Buehrle improved to 10-5 on the season, giving him double-digit wins during the past 11 years or every year as a starting pitcher. He struck out six over eight innings and didn’t issue a walk for a second straight start, before Sergio Santos fired a perfect ninth for his 25th save and a Major League record with 25 straight scoreless road appearances to start a season.
“Coop [White Sox pitching coach Don Cooper] said I was going deep no matter what,” Buehrle said. “Get the bullpen a break. To get early runs, that always helps.”
“This guy, whenever he leaves from Chicago, he’ll be one of the best pitchers to ever pitch for the White Sox,” said Guillen of Buehrle, who threw just 104 pitches.
About the only way to make this week sweeter for the White Sox would have been to sweep the Orioles, while the Indians swept the Tigers. For now, the White Sox will happily build on their current standing.

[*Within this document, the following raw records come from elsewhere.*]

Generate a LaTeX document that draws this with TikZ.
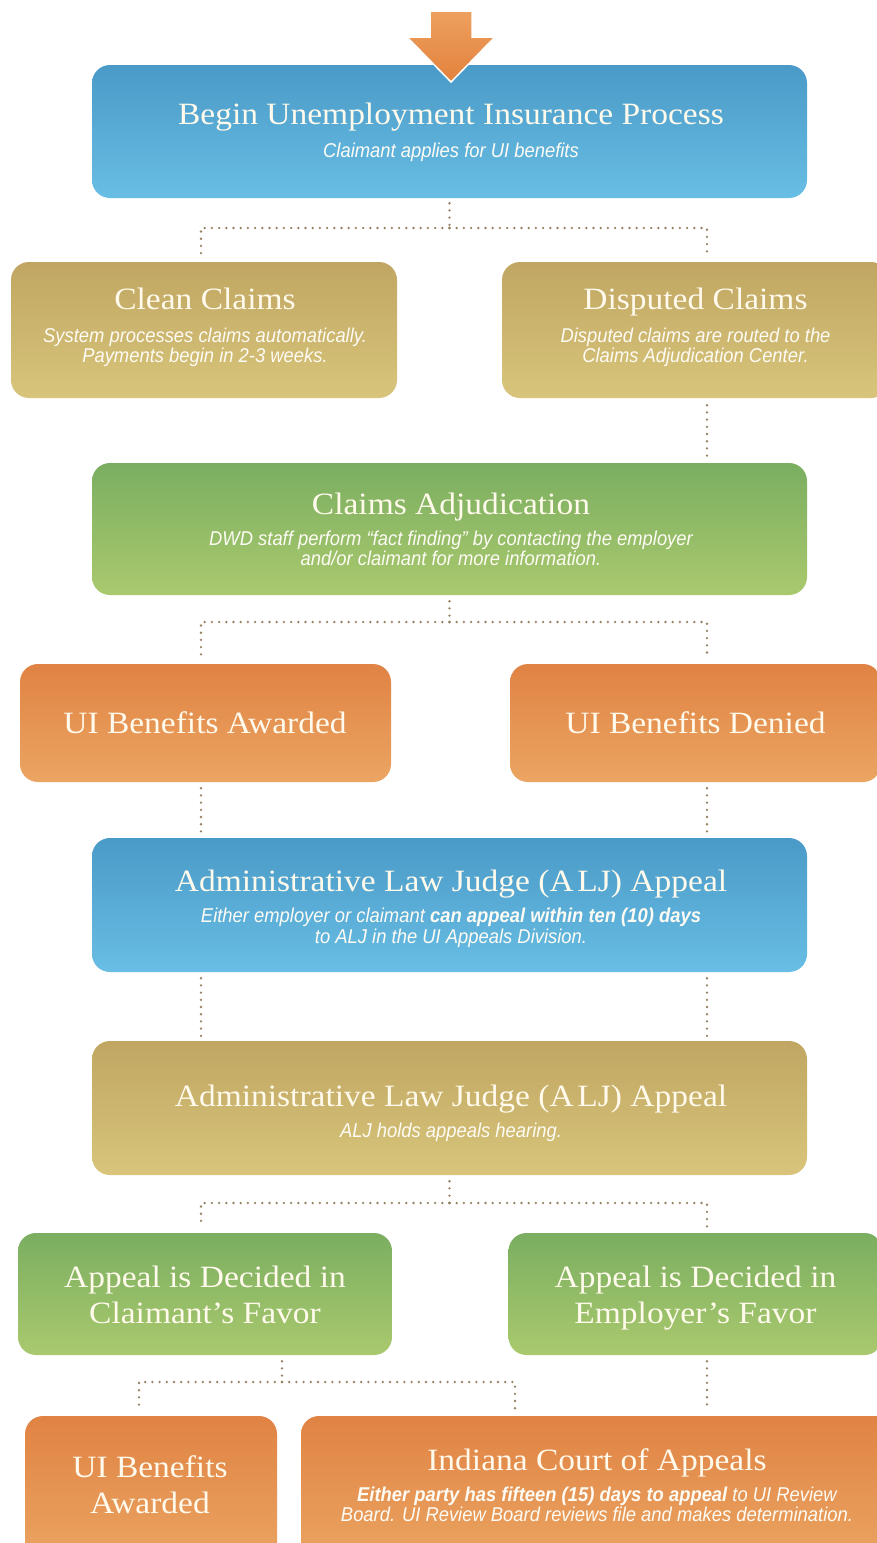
\documentclass[tikz,border=0pt]{standalone}
\usepackage{fontspec}
\newfontfamily\ttlfont[FakeStretch=1.08]{Liberation Serif}
\newfontfamily\subfont[FakeStretch=0.92]{Liberation Sans}
\definecolor{bluT}{RGB}{74,154,199}
\definecolor{bluB}{RGB}{104,190,228}
\definecolor{golT}{RGB}{192,166,98}
\definecolor{golB}{RGB}{216,197,123}
\definecolor{grnT}{RGB}{122,174,96}
\definecolor{grnB}{RGB}{170,201,110}
\definecolor{orgT}{RGB}{224,131,68}
\definecolor{orgB}{RGB}{235,165,98}
\definecolor{arrT}{RGB}{238,160,95}
\definecolor{arrB}{RGB}{226,130,60}
\definecolor{dotc}{RGB}{150,130,98}
\definecolor{ttlc}{RGB}{255,250,236}
\definecolor{sbtc}{RGB}{253,251,244}
\begin{document}
\begin{tikzpicture}[x=1pt,y=-1pt,
  box/.style={rounded corners=18pt, inner sep=0pt, draw=none},
  bluebox/.style={box, top color=bluT, bottom color=bluB},
  goldbox/.style={box, top color=golT, bottom color=golB},
  greenbox/.style={box, top color=grnT, bottom color=grnB},
  orangebox/.style={box, top color=orgT, bottom color=orgB},
  ttl/.style={anchor=base, inner sep=0pt, text=ttlc, font=\ttlfont\fontsize{31}{35}\selectfont},
  sbt/.style={anchor=base, inner sep=0pt, text=sbtc, font=\subfont\itshape\fontsize{20}{22}\selectfont},
  dots/.style={draw=dotc, line width=2.6pt, dash pattern=on 0pt off 7.2pt, line cap=round}]
\useasboundingbox (0,0) rectangle (877,1543);
\fill[white] (0,0) rectangle (877,1543);

% guide coordinates for the connector columns
\coordinate (xL) at (201,0);
\coordinate (xR) at (707,0);

% boxes
\node[bluebox, minimum width=715pt, minimum height=133pt] (b1) at (449.5,131.5) {};
\node[goldbox, minimum width=386pt, minimum height=136pt] (clean) at (204,330) {};
\node[goldbox, minimum width=387pt, minimum height=136pt] (disp) at (695.5,330) {};
\node[greenbox, minimum width=715pt, minimum height=132pt] (adj) at (449.5,529) {};
\node[orangebox, minimum width=371pt, minimum height=118pt] (awd) at (205.5,723) {};
\node[orangebox, minimum width=371pt, minimum height=118pt] (den) at (695.5,723) {};
\node[bluebox, minimum width=715pt, minimum height=134pt] (alj1) at (449.5,905) {};
\node[goldbox, minimum width=715pt, minimum height=134pt] (alj2) at (449.5,1108) {};
\node[greenbox, minimum width=374pt, minimum height=122pt] (clm) at (205,1294) {};
\node[greenbox, minimum width=374pt, minimum height=122pt] (emp) at (695.5,1294) {};
\node[orangebox, minimum width=252pt, minimum height=148pt] (awd2) at (151,1490) {};
\node[orangebox, minimum width=592pt, minimum height=148pt] (court) at (597,1490) {};

% top arrow
\draw[white, line width=1.5pt, top color=arrT, bottom color=arrB, line join=miter]
  (430,11) -- (472,11) -- (472,37) -- (495,37) -- (451,82) -- (407,37) -- (430,37) -- cycle;

% texts
\node[ttl] (t1) at (451,124) {Begin Unemployment Insurance Process};
\node[sbt] (s1) at (451,157) {Claimant applies for UI benefits};

\node[ttl] (t2) at (205,309) {Clean Claims};
\node[sbt] (s2a) at (205,342) {System processes claims automatically.};
\node[sbt] (s2b) at (205,362) {Payments begin in 2-3 weeks.};

\node[ttl] (t3) at (695.5,309) {Disputed Claims};
\node[sbt] (s3a) at (695.5,342) {Disputed claims are routed to the};
\node[sbt] (s3b) at (695.5,362) {Claims Adjudication Center.};

\node[ttl] (t4) at (451,514) {Claims Adjudication};
\node[sbt] (s4a) at (451,545) {DWD staff perform “fact finding” by contacting the employer};
\node[sbt] (s4b) at (451,565) {and/or claimant for more information.};

\node[ttl] (t5) at (205,733) {UI Benefits Awarded};
\node[ttl] (t6) at (695.5,733) {UI Benefits Denied};

\node[ttl] (t7) at (451,891) {Administrative Law Judge (A\hspace{0.12em}LJ) Appeal};
\node[sbt] (s7a) at (451,922) {Either employer or claimant \textbf{can appeal within ten (10) days}};
\node[sbt] (s7b) at (451,943) {to ALJ in the UI Appeals Division.};

\node[ttl] (t8) at (451,1106) {Administrative Law Judge (A\hspace{0.12em}LJ) Appeal};
\node[sbt] (s8) at (451,1137) {ALJ holds appeals hearing.};

\node[ttl] (t9a) at (205,1287) {Appeal is Decided in};
\node[ttl] (t9b) at (205,1323) {Claimant’s Favor};
\node[ttl] (t10a) at (695.5,1287) {Appeal is Decided in};
\node[ttl] (t10b) at (695.5,1323) {Employer’s Favor};

\node[ttl] (t11a) at (150,1477) {UI Benefits};
\node[ttl] (t11b) at (150,1513) {Awarded};

\node[ttl] (t12) at (597,1470) {Indiana Court of Appeals};
\node[sbt] (s12a) at (597,1501) {\textbf{Either party has fifteen (15) days to appeal} to UI Review};
\node[sbt] (s12b) at (597,1521) {Board. UI Review Board reviews file and makes determination.};

% connectors
\coordinate (j1) at (449.5,228);
\draw[dots] ([yshift=-5pt]b1.south) -- (j1);
\draw[dots] (j1) -| ([yshift=5pt]clean.north -| xL);
\draw[dots] (j1) -| ([yshift=5pt]disp.north -| xR);

\draw[dots] ([yshift=-7pt]disp.south -| xR) -- ([yshift=5pt]adj.north -| xR);

\coordinate (j2) at (449.5,622);
\draw[dots] ([yshift=-6pt]adj.south) -- (j2);
\draw[dots] (j2) -| ([yshift=5pt]awd.north -| xL);
\draw[dots] (j2) -| ([yshift=5pt]den.north -| xR);

\draw[dots] ([yshift=-6pt]awd.south -| xL) -- ([yshift=5pt]alj1.north -| xL);
\draw[dots] ([yshift=-6pt]den.south -| xR) -- ([yshift=5pt]alj1.north -| xR);

\draw[dots] ([yshift=-6pt]alj1.south -| xL) -- ([yshift=5pt]alj2.north -| xL);
\draw[dots] ([yshift=-6pt]alj1.south -| xR) -- ([yshift=5pt]alj2.north -| xR);

\coordinate (j3) at (449.5,1203);
\draw[dots] ([yshift=-6pt]alj2.south) -- (j3);
\draw[dots] (j3) -| ([yshift=5pt]clm.north -| xL);
\draw[dots] (j3) -| ([yshift=5pt]emp.north -| xR);

\coordinate (j4) at (282,1382);
\coordinate (xA) at (139,0);
\coordinate (xC) at (515,0);
\draw[dots] ([yshift=-6pt]clm.south -| j4) -- (j4);
\draw[dots] (j4) -| ([yshift=5pt]awd2.north -| xA);
\draw[dots] (j4) -| ([yshift=5pt]court.north -| xC);

\draw[dots] ([yshift=-6pt]emp.south -| xR) -- ([yshift=5pt]court.north -| xR);
\end{tikzpicture}
\end{document}
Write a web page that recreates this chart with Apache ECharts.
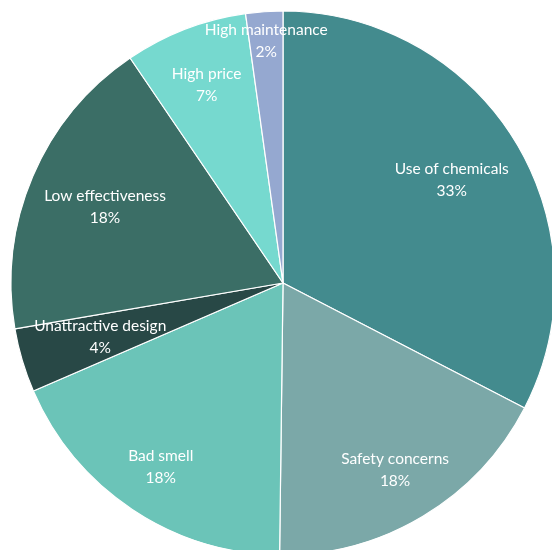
<!DOCTYPE html>
<html>
<head>
<meta charset="utf-8">
<script src="https://cdn.jsdelivr.net/npm/echarts@6/dist/echarts.min.js"></script>
<style>html,body{margin:0;padding:0;background:#fff;}#c{width:552px;height:550px;}</style>
</head>
<body>
<div id="c"></div>
<script>
const categories = ['Use of chemicals','Safety concerns','Bad smell','Unattractive design','Low effectiveness','High price','High maintenance'];
const values = [32.6, 17.6, 18.3, 3.8, 18.2, 7.3, 2.2];
const colors = ['#438B8E','#7BA8A8','#6BC4B8','#284846','#3B6E66','#76D9CF','#95A8D0'];
const labelRadiusFrac = [0.715, 0.79, 0.80, 0.69, 0.70, 0.77, 0.88];

const R = 272, CX = 283, CY = 283;
const baseData = categories.map((n, i) => ({ name: n, value: values[i] }));

const series = [{
  type: 'pie',
  center: [CX, CY],
  radius: [0, R],
  startAngle: 90,
  clockwise: true,
  silent: true,
  avoidLabelOverlap: false,
  label: { show: false },
  labelLine: { show: false },
  itemStyle: { borderColor: '#ffffff', borderWidth: 1.2 },
  data: baseData.map((d, i) => ({ ...d, itemStyle: { color: colors[i] } }))
}];

categories.forEach((n, k) => {
  const f = labelRadiusFrac[k];
  series.push({
    type: 'pie',
    center: [CX, CY],
    radius: [f * R - 60, f * R + 60],
    startAngle: 90,
    clockwise: true,
    silent: true,
    avoidLabelOverlap: false,
    labelLayout: { hideOverlap: false },
    itemStyle: { color: 'rgba(0,0,0,0)', borderWidth: 0 },
    labelLine: { show: false },
    label: { show: false },
    data: baseData.map((d, i) => ({
      ...d,
      label: {
        show: i === k,
        position: 'inside',
        color: '#ffffff',
        fontFamily: 'Lato, "Open Sans", sans-serif',
        fontSize: 15.5,
        lineHeight: 22,
        align: 'center',
        overflow: 'none',
        formatter: p => p.name + '\n' + Math.round(p.percent) + '%'
      }
    }))
  });
});

const chart = echarts.init(document.getElementById('c'), null, { renderer: 'canvas' });
chart.setOption({ animation: false, backgroundColor: '#ffffff', series });
</script>
</body>
</html>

“Great road trip,” Buehrle said. “To go 6-1 on any road trip is a plus. We’ve just got to take the momentum home.”
So, here’s the deal. Do what the Hawks did on their Cup run. Keep the team in hotels for home games too. Stick them in a Best Western or whatever and keep them from their loved ones. Do this until November.
Yeah, I’m an optimist.
Also, before I forget, a couple of people wanted to know why I haven’t commented on ESPN’s Chicago Hall of Fame balloting. The reason is simple, the list was compiled by a 9 year old with limited access to Google and I refuse to patronize something that is so clearly patronizing. Try coming here and patting me on the head and telling me what a “pwitty city” I have and you’ll go home with a f***ing stump.